L'"effrayant" bilan des émissions 2017 "montre qu'il faut plus que des discours chaleureux", dit Mohamed Adow, dont l'ONG Christian Aid défend les pays vulnérables. "Le charbon doit être abandonné, les (énergies) renouvelables accélérées".
"Dire qu'on reste dans l'accord de Paris, cela ne suffit pas", insiste Teresa Ribera, de l'Institut des relations internationales (Iddri). "Il faut expliquer comment on change les choses, "notre système électrique, les transports en ville+ etc. Il y a beaucoup d'initiatives locales, mais les dirigeants on ne les entend pas".
- Charbon 'propre' ? -
Des gouverneurs d'Etats américains sont venus présenter à la COP23 leur politique volontariste. Mais selon un rapport, cela ne compensera pas entièrement le désengagement fédéral décidé par Donald Trump.
Lundi soir, des responsables de l'administration Trump étaient à Bonn pour défendre les énergies fossiles, au cours d'une réunion qui a été perturbée par des défenseurs des énergies vertes.

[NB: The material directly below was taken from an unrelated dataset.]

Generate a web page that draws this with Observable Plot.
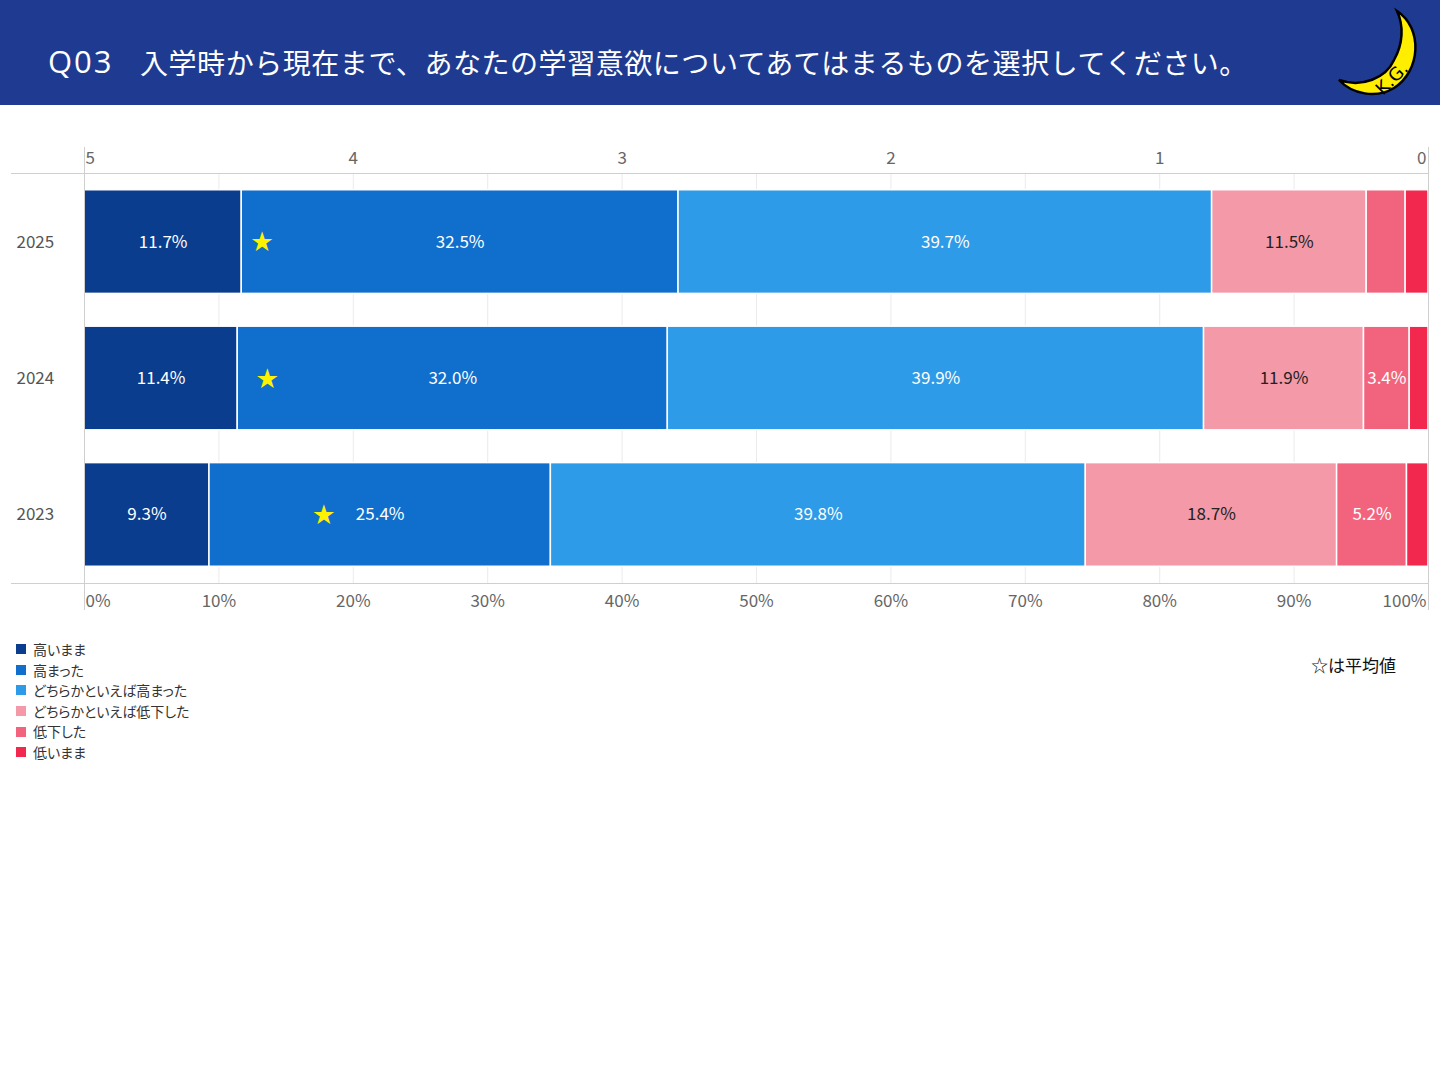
<!DOCTYPE html>
<html><head><meta charset="utf-8">
<script src="https://cdn.jsdelivr.net/npm/d3@7"></script>
<script src="https://cdn.jsdelivr.net/npm/@observablehq/plot@0.6"></script>
<style>
body{margin:0;background:#fff;font-family:"Noto Sans CJK JP","Noto Sans",sans-serif;width:1440px;height:1080px;position:relative;overflow:hidden}
#hdr{position:absolute;left:0;top:0;width:1440px;height:105px;background:#1f3b91}
#q{position:absolute;left:48px;top:37px;color:#fff;font-size:31px;line-height:48px;white-space:nowrap;letter-spacing:2px;font-family:"Open Sans","Noto Sans",sans-serif}
#title{position:absolute;left:140px;top:38px;color:#fff;font-size:28px;line-height:48px;white-space:nowrap;letter-spacing:0.55px}
#logo{position:absolute;left:1330px;top:6px;overflow:visible}
#chart{position:absolute;left:0;top:106px}
#legend{position:absolute;left:16px;top:639px;font-size:14px;color:#333;line-height:20.6px;font-feature-settings:"palt"}
#legend div{display:flex;align-items:center}
#legend span.sw{display:inline-block;width:10px;height:10px;margin-right:7px}
#note{position:absolute;left:1311px;top:652px;font-size:17px;color:#111}
</style></head>
<body>
<div id="hdr"><div id="q">Q03</div><div id="title">入学時から現在まで、あなたの学習意欲についてあてはまるものを選択してください。</div>
<svg id="logo" width="100" height="95" viewBox="0 0 100 95">
<path d="M67,5 C93,22 91,65 64,82 C46,93 22,88 9,74 C32,82 56,72 64,54 C73,38 74,20 67,5 Z" fill="#ffee00" stroke="#000" stroke-width="2.5"/>
<text x="0" y="0" transform="translate(53,90) rotate(-45)" font-size="18" font-family="DejaVu Sans" fill="#000">K.G.</text>
</svg>
</div>
<div id="chart"></div>
<div id="legend"></div>
<div id="note">☆は平均値</div>
<script>
const years = ["2025","2024","2023"];
const categories = ["高いまま","高まった","どちらかといえば高まった","どちらかといえば低下した","低下した","低いまま"];
const colors = ["#0a3d8e","#106ecc","#2e9be8","#f499a8","#f2647e","#f2284f"];
const labelColors = ["#fff","#fff","#fff","#222","#fff","#fff"];
const values2025 = [11.7, 32.5, 39.7, 11.5, 2.9, 1.7];
const values2024 = [11.4, 32.0, 39.9, 11.9, 3.4, 1.4];
const values2023 = [9.3, 25.4, 39.8, 18.7, 5.2, 1.6];
const averages = [4.34, 4.32, 4.11];
const scoreTicks = [5,4,3,2,1,0];
const pctTicks = [0,10,20,30,40,50,60,70,80,90,100];

const series = [values2025, values2024, values2023];
const rows = [];
years.forEach((y,i)=>{
  let acc = 0;
  series[i].forEach((v,j)=>{
    rows.push({year:y, cat:categories[j], ci:j, v, x1:acc, x2:acc+v, mid:acc+v/2});
    acc += v;
  });
});
const stars = years.map((y,i)=>({year:y, x:(5-averages[i])*20}));
const scoreToPct = s => (5-s)*20;

const W = 1440, H = 524, mL = 84, mR = 12, mT = 67, mB = 47;
const chart = Plot.plot({
  width: W, height: H,
  marginLeft: mL, marginRight: mR, marginTop: mT, marginBottom: mB,
  style: {fontFamily: '"Noto Sans CJK JP","Noto Sans",sans-serif', fontSize: "17px", background:"#fff"},
  x: {domain:[0,100], axis:null},
  y: {domain: years, axis:null, paddingInner:0.255, paddingOuter:0.13, round:false},
  marks: [
    Plot.ruleX(pctTicks.slice(1,-1), {x:d=>d, stroke:"#ebebeb", strokeWidth:1}),
    Plot.barX(rows, {y:"year", x1:"x1", x2:"x2", fill:d=>colors[d.ci], stroke:"#fff", strokeWidth:1.5, insetTop:-1, insetBottom:-1}),
    Plot.text(rows.filter(d=>d.v>=3), {y:"year", x:"mid", text:d=>d.v.toFixed(1)+"%", fill:d=>labelColors[d.ci], fontSize:17}),
    Plot.text(stars, {y:"year", x:"x", text:()=>"★", fill:"#fff200", fontSize:22}),
    // y labels
    Plot.axisY({label:null, tickSize:0, tickPadding:0, textAnchor:"start", dx:-68, fill:"#555", fontSize:17}),
    // bottom axis
    Plot.axisX({anchor:"bottom", label:null, ticks:pctTicks.slice(1,-1), tickSize:0, tickPadding:11, tickFormat:d=>d+"%", fill:"#666", fontSize:17}),
    Plot.axisX({anchor:"bottom", label:null, ticks:[0], tickSize:0, tickPadding:11, textAnchor:"start", dx:1, tickFormat:d=>d+"%", fill:"#666", fontSize:17}),
    Plot.axisX({anchor:"bottom", label:null, ticks:[100], tickSize:0, tickPadding:11, textAnchor:"end", dx:-2, tickFormat:d=>d+"%", fill:"#666", fontSize:17}),
    // top axis (score)
    Plot.axisX({anchor:"top", label:null, ticks:scoreTicks.slice(1,-1).map(scoreToPct), tickSize:0, tickPadding:10, tickFormat:d=>String(Math.round(5-d/20)), fill:"#666", fontSize:17}),
    Plot.axisX({anchor:"top", label:null, ticks:[scoreToPct(5)], tickSize:0, tickPadding:10, textAnchor:"start", dx:1, tickFormat:()=>"5", fill:"#666", fontSize:17}),
    Plot.axisX({anchor:"top", label:null, ticks:[scoreToPct(0)], tickSize:0, tickPadding:10, textAnchor:"end", dx:-2, tickFormat:()=>"0", fill:"#666", fontSize:17})
  ]
});
document.getElementById("chart").appendChild(chart);

// frame lines (styling)
const svg = d3.select(chart);
const g = svg.append("g").attr("stroke","#cfcfcf").attr("stroke-width",1);
g.append("line").attr("x1",11).attr("x2",W-mR).attr("y1",mT+0.5).attr("y2",mT+0.5);
g.append("line").attr("x1",11).attr("x2",W-mR).attr("y1",H-mB+0.5).attr("y2",H-mB+0.5);
g.append("line").attr("x1",mL+0.5).attr("x2",mL+0.5).attr("y1",mT-26).attr("y2",H-mB+27);
g.append("line").attr("x1",W-mR+0.5).attr("x2",W-mR+0.5).attr("y1",mT-26).attr("y2",H-mB+27);

const leg = document.getElementById("legend");
categories.forEach((c,i)=>{
  const d = document.createElement("div");
  d.innerHTML = `<span class="sw" style="background:${colors[i]}"></span><span>${c}</span>`;
  leg.appendChild(d);
});
</script>
</body></html>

"Il ne fait pas de doute que les énergies fossiles vont continuer à être utilisées", a déclaré George David Banks, assistant du président Trump pour l'énergie, entouré de représentants de l'industrie du charbon et du nucléaire. Mais "il est dans l'intérêt de tous que, lorsque des énergies fossiles sont utilisées, elles soient aussi propres et efficaces que possible", a-t-il ajouté, plusieurs fois interrompu par des militants aux cris de "menteurs!" ou "il n'y a pas de gaz propre!"
Interrogé dimanche sur cette réunion américaine, Frank Bainimarama, Premier ministre de Fidji, président de la COP23, avait accueilli l'initiative fraîchement. "Je ne veux pas me lancer dans un débat avec les Etats-Unis. Mais nous connaissons tous les effets du charbon, de son extraction et bien sûr de sa combustion, sur le climat".